_Collected material:_
** Begin **
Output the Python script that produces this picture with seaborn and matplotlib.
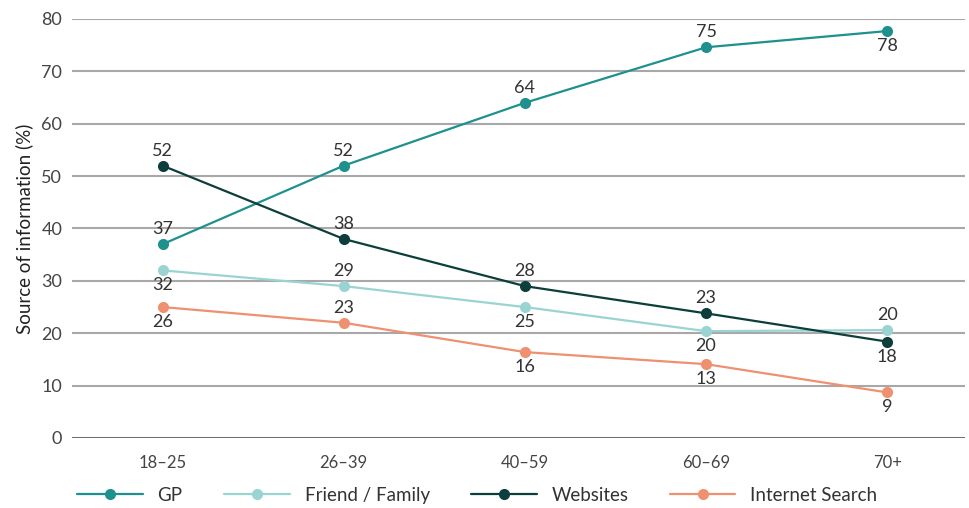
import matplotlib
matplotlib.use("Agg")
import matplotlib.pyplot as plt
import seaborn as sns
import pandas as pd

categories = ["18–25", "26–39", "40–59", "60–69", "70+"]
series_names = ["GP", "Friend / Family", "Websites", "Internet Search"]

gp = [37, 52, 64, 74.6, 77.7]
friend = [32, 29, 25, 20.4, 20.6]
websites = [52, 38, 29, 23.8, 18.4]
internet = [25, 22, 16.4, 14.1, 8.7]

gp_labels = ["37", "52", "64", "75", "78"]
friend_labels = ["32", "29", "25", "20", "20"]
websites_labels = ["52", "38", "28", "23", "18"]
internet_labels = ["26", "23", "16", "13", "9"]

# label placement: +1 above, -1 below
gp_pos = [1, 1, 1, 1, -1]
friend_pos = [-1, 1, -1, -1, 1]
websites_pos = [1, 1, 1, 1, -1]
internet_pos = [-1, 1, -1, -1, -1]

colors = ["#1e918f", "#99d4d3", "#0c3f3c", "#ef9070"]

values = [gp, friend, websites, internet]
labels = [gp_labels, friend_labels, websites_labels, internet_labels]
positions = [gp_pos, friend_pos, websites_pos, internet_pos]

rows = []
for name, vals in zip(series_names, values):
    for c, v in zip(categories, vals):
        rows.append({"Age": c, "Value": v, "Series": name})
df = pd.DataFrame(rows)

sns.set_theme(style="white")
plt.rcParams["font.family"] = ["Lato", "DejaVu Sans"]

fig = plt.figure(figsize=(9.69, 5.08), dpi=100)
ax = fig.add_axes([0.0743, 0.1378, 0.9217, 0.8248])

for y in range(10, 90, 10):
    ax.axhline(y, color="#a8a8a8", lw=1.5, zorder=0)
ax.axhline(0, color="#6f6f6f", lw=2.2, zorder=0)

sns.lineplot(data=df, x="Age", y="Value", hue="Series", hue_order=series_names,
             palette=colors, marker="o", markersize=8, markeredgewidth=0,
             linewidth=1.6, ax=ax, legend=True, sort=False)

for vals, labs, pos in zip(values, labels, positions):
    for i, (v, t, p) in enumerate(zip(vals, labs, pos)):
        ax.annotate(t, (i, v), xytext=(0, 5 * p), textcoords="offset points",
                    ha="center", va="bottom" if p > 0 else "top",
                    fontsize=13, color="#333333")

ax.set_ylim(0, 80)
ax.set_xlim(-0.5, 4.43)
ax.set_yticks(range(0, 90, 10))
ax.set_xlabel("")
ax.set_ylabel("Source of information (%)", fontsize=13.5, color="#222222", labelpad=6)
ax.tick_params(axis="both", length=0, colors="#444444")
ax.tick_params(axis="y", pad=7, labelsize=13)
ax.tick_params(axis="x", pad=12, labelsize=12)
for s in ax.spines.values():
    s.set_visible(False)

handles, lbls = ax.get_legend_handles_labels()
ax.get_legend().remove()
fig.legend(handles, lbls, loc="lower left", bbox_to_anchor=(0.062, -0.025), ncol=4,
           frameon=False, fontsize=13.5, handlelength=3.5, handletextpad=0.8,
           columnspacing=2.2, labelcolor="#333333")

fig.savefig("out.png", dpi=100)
** End **
_Description of the task:_ Output each line exactly; omit every picture.

_Output for this exercise:_
Output the Python script that produces this picture with seaborn and matplotlib.
import matplotlib
matplotlib.use("Agg")
import matplotlib.pyplot as plt
import seaborn as sns
import pandas as pd

categories = ["18–25", "26–39", "40–59", "60–69", "70+"]
series_names = ["GP", "Friend / Family", "Websites", "Internet Search"]

gp = [37, 52, 64, 74.6, 77.7]
friend = [32, 29, 25, 20.4, 20.6]
websites = [52, 38, 29, 23.8, 18.4]
internet = [25, 22, 16.4, 14.1, 8.7]

gp_labels = ["37", "52", "64", "75", "78"]
friend_labels = ["32", "29", "25", "20", "20"]
websites_labels = ["52", "38", "28", "23", "18"]
internet_labels = ["26", "23", "16", "13", "9"]

# label placement: +1 above, -1 below
gp_pos = [1, 1, 1, 1, -1]
friend_pos = [-1, 1, -1, -1, 1]
websites_pos = [1, 1, 1, 1, -1]
internet_pos = [-1, 1, -1, -1, -1]

colors = ["#1e918f", "#99d4d3", "#0c3f3c", "#ef9070"]

values = [gp, friend, websites, internet]
labels = [gp_labels, friend_labels, websites_labels, internet_labels]
positions = [gp_pos, friend_pos, websites_pos, internet_pos]

rows = []
for name, vals in zip(series_names, values):
    for c, v in zip(categories, vals):
        rows.append({"Age": c, "Value": v, "Series": name})
df = pd.DataFrame(rows)

sns.set_theme(style="white")
plt.rcParams["font.family"] = ["Lato", "DejaVu Sans"]

fig = plt.figure(figsize=(9.69, 5.08), dpi=100)
ax = fig.add_axes([0.0743, 0.1378, 0.9217, 0.8248])

for y in range(10, 90, 10):
    ax.axhline(y, color="#a8a8a8", lw=1.5, zorder=0)
ax.axhline(0, color="#6f6f6f", lw=2.2, zorder=0)

sns.lineplot(data=df, x="Age", y="Value", hue="Series", hue_order=series_names,
             palette=colors, marker="o", markersize=8, markeredgewidth=0,
             linewidth=1.6, ax=ax, legend=True, sort=False)

for vals, labs, pos in zip(values, labels, positions):
    for i, (v, t, p) in enumerate(zip(vals, labs, pos)):
        ax.annotate(t, (i, v), xytext=(0, 5 * p), textcoords="offset points",
                    ha="center", va="bottom" if p > 0 else "top",
                    fontsize=13, color="#333333")

ax.set_ylim(0, 80)
ax.set_xlim(-0.5, 4.43)
ax.set_yticks(range(0, 90, 10))
ax.set_xlabel("")
ax.set_ylabel("Source of information (%)", fontsize=13.5, color="#222222", labelpad=6)
ax.tick_params(axis="both", length=0, colors="#444444")
ax.tick_params(axis="y", pad=7, labelsize=13)
ax.tick_params(axis="x", pad=12, labelsize=12)
for s in ax.spines.values():
    s.set_visible(False)

handles, lbls = ax.get_legend_handles_labels()
ax.get_legend().remove()
fig.legend(handles, lbls, loc="lower left", bbox_to_anchor=(0.062, -0.025), ncol=4,
           frameon=False, fontsize=13.5, handlelength=3.5, handletextpad=0.8,
           columnspacing=2.2, labelcolor="#333333")

fig.savefig("out.png", dpi=100)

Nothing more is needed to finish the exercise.